Ciò che caratterizza le grandi passioni è l’immensità degli ostacoli da superare e l’oscura incertezza dell’evento, avrebbe detto Stendhal, scrittore francese ricordato, tra le altre cose, per La Certosa di Parma. Non mi è noto a quali ostacoli lui facesse riferimento, ma sono convinto che anche nel suo secolo – il diciannovesimo – la scrittura non ricevesse i favori che, gli sforzi di un autore, meriterebbero. Sono certo che, all’epoca, l’editoria indipendente – intesa come scrittore singolo che produce autonomamente la propria opera – non fosse conosciuta e divulgata in grandi numeri, ma che riguardasse pochi intraprendenti aspiranti romanzieri, disposti ad un impegno economico significativo. Oggi, come ben è consapevole chi bazzica il mondo editoriale, il fenomeno indipendente è diffuso: sono migliaia gli autori, di ambo i sessi, alla ricerca di una chimerica affermazione.
Se da una parte l’avvento del digitale ha permesso una libertà di parola impensabile prima, dall’altra parte ha incentivato la proliferazione di opere prive della cura necessaria che ne giustifica una pubblicazione. La buona riuscita di un libro richiede un insieme imprescindibile di elementi: ne bastano alcuni – una pessima copertina, un brutto titolo, una carente ortografia, incongruenze nel testo ecc. – per rendere l’opera un castello di sabbia. A ciò vanno aggiunte le prese di posizione da parte degli addetti ai lavori – case editrici, alcune librerie brandizzate, editor ecc. – che vedono nell’editoria indipendente, e nei suoi autori, un nemico da ostacolare con ogni mezzo.
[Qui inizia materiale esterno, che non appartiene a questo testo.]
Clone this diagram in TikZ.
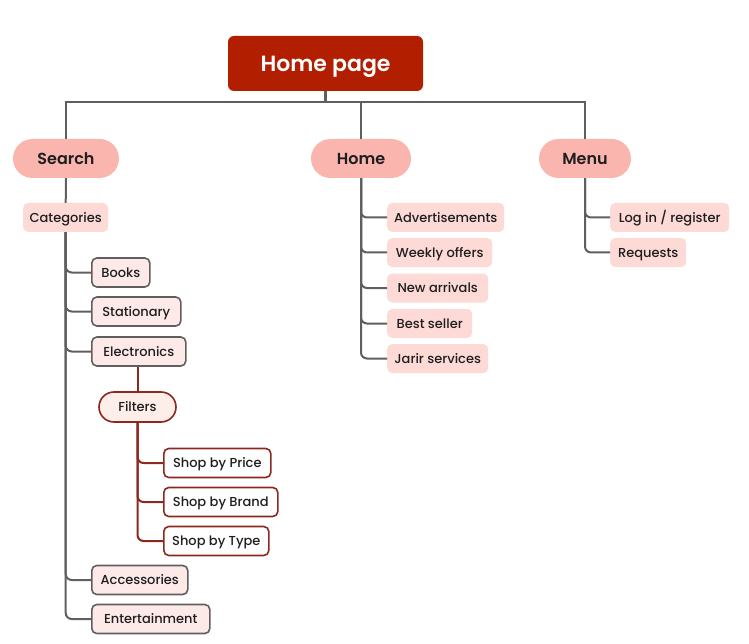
\documentclass[tikz,border=0pt]{standalone}
\usepackage{fontspec}
\setmainfont{Poppins}[BoldFont={Poppins SemiBold}]
\newfontfamily\medfont{Poppins Medium}
\begin{document}
\definecolor{hpred}{RGB}{178,31,0}
\definecolor{pillc}{RGB}{249,181,174}
\definecolor{lightc}{RGB}{253,218,214}
\definecolor{catc}{RGB}{253,234,232}
\definecolor{filc}{RGB}{253,238,234}
\definecolor{dred}{RGB}{140,40,30}
\definecolor{linec}{RGB}{95,95,95}
\definecolor{txt}{RGB}{30,30,30}
\begin{tikzpicture}[x=1pt,y=1pt,
  root/.style={fill=hpred,rounded corners=6pt,text=white,font=\fontsize{22}{26}\selectfont\bfseries,
    text height=15.4pt,text depth=0pt,minimum width=195pt,minimum height=55pt,inner sep=0pt},
  pill/.style={fill=pillc,rounded corners=19.5pt,text=txt,font=\fontsize{16}{19}\selectfont\bfseries,
    text height=11.2pt,text depth=0pt,minimum height=39pt,inner sep=0pt},
  leaf/.style={fill=lightc,rounded corners=5pt,text=txt,font=\fontsize{13}{15}\selectfont\medfont,
    text height=9.1pt,text depth=0pt,minimum height=29pt,inner sep=0pt,anchor=west},
  catleaf/.style={leaf,fill=catc,draw=linec,line width=1.6pt},
  filt/.style={fill=filc,draw=dred,line width=1.6pt,rounded corners=15pt,text=txt,
    font=\fontsize{13}{15}\selectfont\medfont,text height=9.1pt,text depth=0pt,
    minimum height=30pt,inner sep=0pt},
  shop/.style={leaf,fill=white,draw=dred,line width=1.6pt},
  trunk/.style={draw=linec,line width=2.6pt},
  branch/.style={draw=linec,line width=2pt,rounded corners=6pt},
  rbranch/.style={draw=dred,line width=2pt,rounded corners=6pt}]
\useasboundingbox (0,0) rectangle (749,-644);

% top level
\node[root] (hp) at (325.5,-63.5) {Home page};
\node[pill,minimum width=106pt] (search) at (66,-158.5) {Search};
\node[pill,minimum width=100pt] (home) at (361,-158.5) {Home};
\node[pill,minimum width=92pt] (menu) at (585,-158.5) {Menu};
\coordinate (bar) at (325.5,-102);

\draw[trunk] (hp.south) -- (bar);
\draw[trunk] (bar) -| (search.north);
\draw[trunk] (bar) -| (home.north);
\draw[trunk] (bar) -| (menu.north);

% search branch
\node[leaf,minimum width=85pt] (cat) at (23,-217.5) {Categories};
\draw[branch] (search.south) -- (cat.north);

\node[catleaf,minimum width=58pt] (books) at (91,-272.5) {Books};
\node[catleaf,minimum width=89pt] (stat) at (91,-311.5) {Stationary};
\node[catleaf,minimum width=94pt] (elec) at (91,-351.5) {Electronics};
\node[catleaf,minimum width=96pt] (acc) at (91,-580) {Accessories};
\node[catleaf,minimum width=118pt] (ent) at (91,-619) {Entertainment};
\foreach \n in {books,stat,elec,acc,ent}
  \draw[branch] (cat.south) |- (\n.west);

\node[filt,minimum width=77pt] (filters) at (137.5,-407) {Filters};
\draw[draw=dred,line width=2pt] (filters.north) -- (filters.north |- elec.south);

\node[shop,minimum width=107pt] (price) at (163,-463) {Shop by Price};
\node[shop,minimum width=114pt] (brand) at (163,-502) {Shop by Brand};
\node[shop,minimum width=105pt] (type) at (163,-541) {Shop by Type};
\foreach \n in {price,brand,type}
  \draw[rbranch] (filters.south) |- (\n.west);

% home branch
\node[leaf,minimum width=117pt] (adv) at (387,-217.5) {Advertisements};
\node[leaf,minimum width=105pt] (week) at (387,-252.5) {Weekly offers};
\node[leaf,minimum width=101pt] (new) at (387,-288) {New arrivals};
\node[leaf,minimum width=85pt] (best) at (387,-323.5) {Best seller};
\node[leaf,minimum width=101pt] (jarir) at (387,-358.5) {Jarir services};
\foreach \n in {adv,week,new,best,jarir}
  \draw[branch] (home.south) |- (\n.west);

% menu branch
\node[leaf,minimum width=119pt] (log) at (610,-217.5) {Log in / register};
\node[leaf,minimum width=76pt] (req) at (610,-252.5) {Requests};
\foreach \n in {log,req}
  \draw[branch] (menu.south) |- (\n.west);
\end{tikzpicture}
\end{document}
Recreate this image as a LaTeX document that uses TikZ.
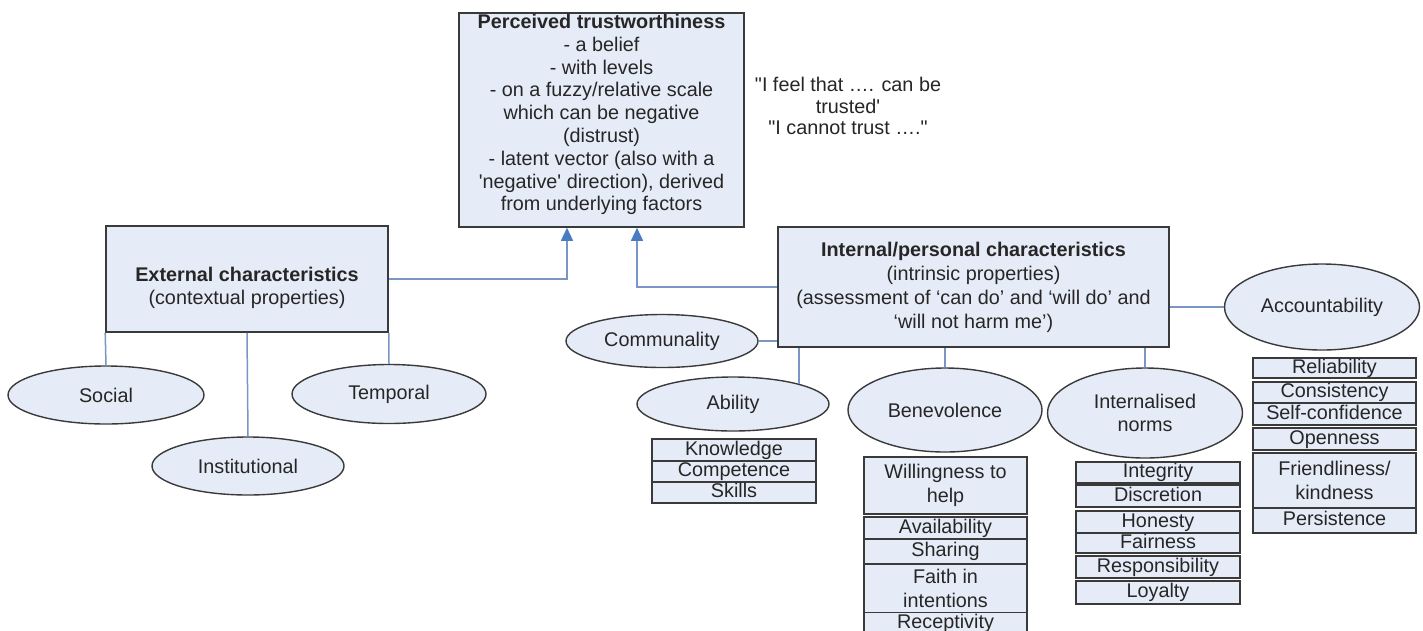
\documentclass[tikz,border=0pt]{standalone}
\usepackage{fontspec}
\setmainfont{Liberation Sans}[Ligatures=TeXOff]
\usetikzlibrary{shapes.geometric,arrows.meta}
\definecolor{bfill}{HTML}{E6ECF7}
\definecolor{bdraw}{HTML}{3A3A3A}
\definecolor{cline}{HTML}{7B96C4}
\definecolor{ahead}{HTML}{4A7CC0}
\begin{document}
\begin{tikzpicture}[x=1pt,y=-1pt,
  font=\fontsize{19.8}{22.8}\selectfont,
  box/.style={draw=bdraw, fill=bfill, line width=1.6pt, inner sep=0pt, align=center},
  txt/.style={inner sep=0pt, align=center, text=black!85},
  oval/.style={ellipse, draw=bdraw, fill=bfill, line width=1.4pt, inner sep=0pt, align=center, text=black!85},
  li/.style={draw=bdraw, fill=bfill, line width=1.6pt, inner sep=0pt, text height=14pt, text depth=4pt, text=black!85},
  lim/.style={draw=bdraw, fill=bfill, line width=1.6pt, inner sep=0pt, align=center, text=black!85, font=\fontsize{19.8}{24}\selectfont},
  conn/.style={draw=cline, line width=1.5pt},
  arr/.style={conn, -{Triangle[length=13pt,width=12pt,color=ahead]}}
]
\clip (0,0) rectangle (1423,630);
\fill[white] (0,0) rectangle (1423,630);

% top box
\node[box, minimum width=285, minimum height=214] (top) at (601.5,120) {};
\node[txt, anchor=north] (toptxt) at (601.5,14) {\textbf{Perceived trustworthiness}\\- a belief\\- with levels\\- on a fuzzy/relative scale\\which can be negative\\(distrust)\\- latent vector (also with a\\'negative' direction), derived\\from underlying factors};

% quote
\node[txt, anchor=north, font=\fontsize{19.8}{21.5}\selectfont] (quote) at (848,77) {"I feel that …. can be\\trusted'\\"I cannot trust …."};

% external
\node[box, minimum width=282, minimum height=106] (ext) at (247,279) {};
\node[txt, anchor=north] (exttxt) at (247,267) {\textbf{External characteristics}\\(contextual properties)};
\node[oval, minimum width=196, minimum height=58] (social) at (106,395) {Social};
\node[oval, minimum width=192, minimum height=58] (inst) at (248,466) {Institutional};
\node[oval, minimum width=194, minimum height=59] (temp) at (389,394) {Temporal};

% internal
\node[box, minimum width=391, minimum height=120] (int) at (973.5,287) {};
\node[txt, anchor=north, font=\fontsize{19.8}{24}\selectfont] (inttxt) at (973.5,242) {\textbf{Internal/personal characteristics}\\(intrinsic properties)\\(assessment of ‘can do’ and ‘will do’ and\\‘will not harm me’)};

\node[oval, minimum width=192, minimum height=53] (comm) at (662,341) {Communality};
\node[oval, minimum width=192, minimum height=54] (abil) at (733,404) {Ability};
\node[oval, minimum width=194, minimum height=84] (bene) at (945,410) {Benevolence};
\node[oval, minimum width=195, minimum height=90] (norms) at (1145,413) {Internalised\\norms};
\node[oval, minimum width=195, minimum height=86] (acc) at (1322,307) {Accountability};

% ability list
\node[li, minimum width=164, minimum height=22] (a1) at (734,450) {Knowledge};
\node[li, minimum width=164, minimum height=21] (a2) at (734,471.5) {Competence};
\node[li, minimum width=164, minimum height=21] (a3) at (734,492.5) {Skills};

% benevolence list
\node[lim, minimum width=163, minimum height=57] (b1) at (945.5,485.5) {Willingness to\\help};
\node[li, minimum width=163, minimum height=22] (b2) at (945.5,528) {Availability};
\node[li, minimum width=163, minimum height=25] (b3) at (945.5,551.5) {Sharing};
\node[lim, minimum width=163, minimum height=49] (b4) at (945.5,588.5) {Faith in\\intentions};
\node[li, minimum width=163, minimum height=20, text depth=3pt] (b5) at (945.5,622.5) {Receptivity};

% norms list
\node[li, minimum width=164, minimum height=21] (n1) at (1158,472.5) {Integrity};
\node[li, minimum width=164, minimum height=22] (n2) at (1158,496) {Discretion};
\node[li, minimum width=164, minimum height=22] (n3) at (1158,522) {Honesty};
\node[li, minimum width=164, minimum height=20] (n4) at (1158,543) {Fairness};
\node[li, minimum width=164, minimum height=22] (n5) at (1158,567) {Responsibility};
\node[li, minimum width=164, minimum height=23] (n6) at (1158,592.5) {Loyalty};

% accountability list
\node[li, minimum width=163, minimum height=20] (c1) at (1334.5,368) {Reliability};
\node[li, minimum width=163, minimum height=21] (c2) at (1334.5,392.5) {Consistency};
\node[li, minimum width=163, minimum height=22] (c3) at (1334.5,414) {Self-confidence};
\node[li, minimum width=163, minimum height=22] (c4) at (1334.5,439) {Openness};
\node[lim, minimum width=163, minimum height=55] (c5) at (1334.5,480.5) {Friendliness/\\kindness};
\node[li, minimum width=163, minimum height=25] (c6) at (1334.5,520.5) {Persistence};

% connectors
\draw[arr] (ext.east) -| (567,0 |- top.south);
\draw[arr] (int.west) -| (637,0 |- top.south);
\draw[conn] (ext.south west) -- (social.north);
\draw[conn] (ext.south) -- (inst.north);
\draw[conn] (ext.south east) -- (temp.north);
\draw[conn] (comm.east) -- (comm.east -| int.west);
\draw[conn] (abil.17 |- int.south) -- (abil.17);
\draw[conn] (bene.north |- int.south) -- (bene.north);
\draw[conn] (norms.north |- int.south) -- (norms.north);
\draw[conn] (acc.west) -- (acc.west -| int.east);
\end{tikzpicture}
\end{document}
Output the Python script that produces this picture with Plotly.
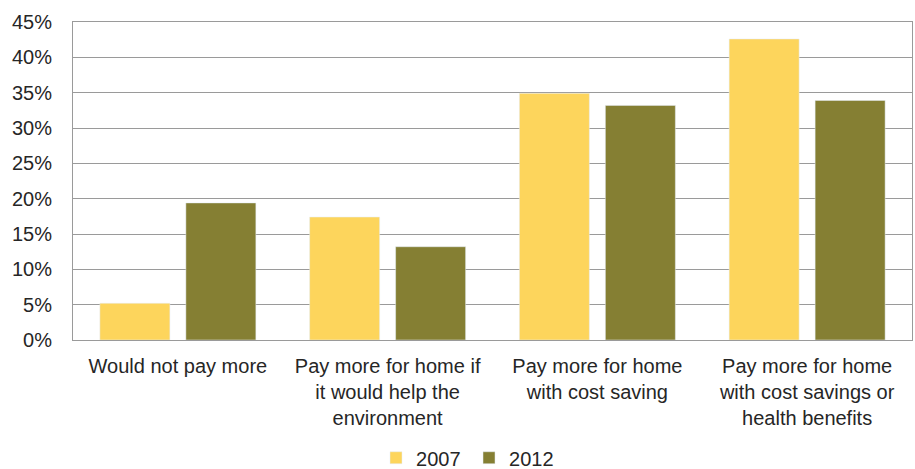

Recentemente ho creato una campagna promozionale offline per la mia opera più recente, L’amore ferisce, ed ho sbattuto contro i paletti eretti per boicottare la diffusione dei libri svincolati dalle tortuose politiche editoriali. Online la questione è ben diversa, come differenti sono le barriere: mi scontro con altri autori indipendenti, spesso autrici – perché nonostante i luoghi comuni, le donne sanno creare fronti compatti, consorzi e cooperative mirati a spingere le pubblicazioni di matrice femminile – e la visibilità, che determina la divulgazione o meno di un libro, diventa una questione di abilità e, soprattutto, di associazioni. Offline ci si scontra invece con l’editoria cartacea, con il classico libro venduto sugli scaffali di librerie e supermercati. Molte librerie brandizzate con, sull’insegna, il nome di qualche grosso editore, rifiutano qualsiasi tipo di promozione cartacea – segnalibro, cartoline, volantini ecc. – atta a presentare un libro indipendente. E, in questo, si potrebbe notare una stranezza di fondo, considerando l’elevato numero di case editrici che passano attraverso i loro punti vendita. In pratica, se non sei un autore raccomandato, se non sei supportato da un editore conosciuto, in libreria entri difficilmente. E con simili presupposti è abbastanza chiaro comprendere l’impossibilità di un’affermazione a livello di vendite. Per fortuna, come dice Stendhal, ostacoli e oscure incertezze sono legati a grandi passioni. E quando c’è trasporto, la volontà di abbattere le barriere rimane alta, pari ai colpi di un ariete contro una palizzata: prima o poi dovrà cadere. Così, dopo un numero elevato di rifiuti, posso permettermi di ringraziare sette importanti librerie che hanno dato fiducia a L’amore ferisce e al materiale promozionale stampato per farlo conoscere ai clienti lettori. Da pochi giorni, segnalibro e cartoline sono a disposizione di chi avrà la fortuna di entrare in uno dei sette diversi punti vendita: a Trento, ad Asiago, a Verona, a Peschiera Borromeo, a Ferrara, a Milano, a Treviso. Grazie a Simone, a Paola, a Sonia, a Giusi, ad Anna, a Luisa, a Franco: disponibili e gentilissimi librai che hanno creduto nel mio lavoro e mi stanno aiutando con la divulgazione di L’amore ferisce.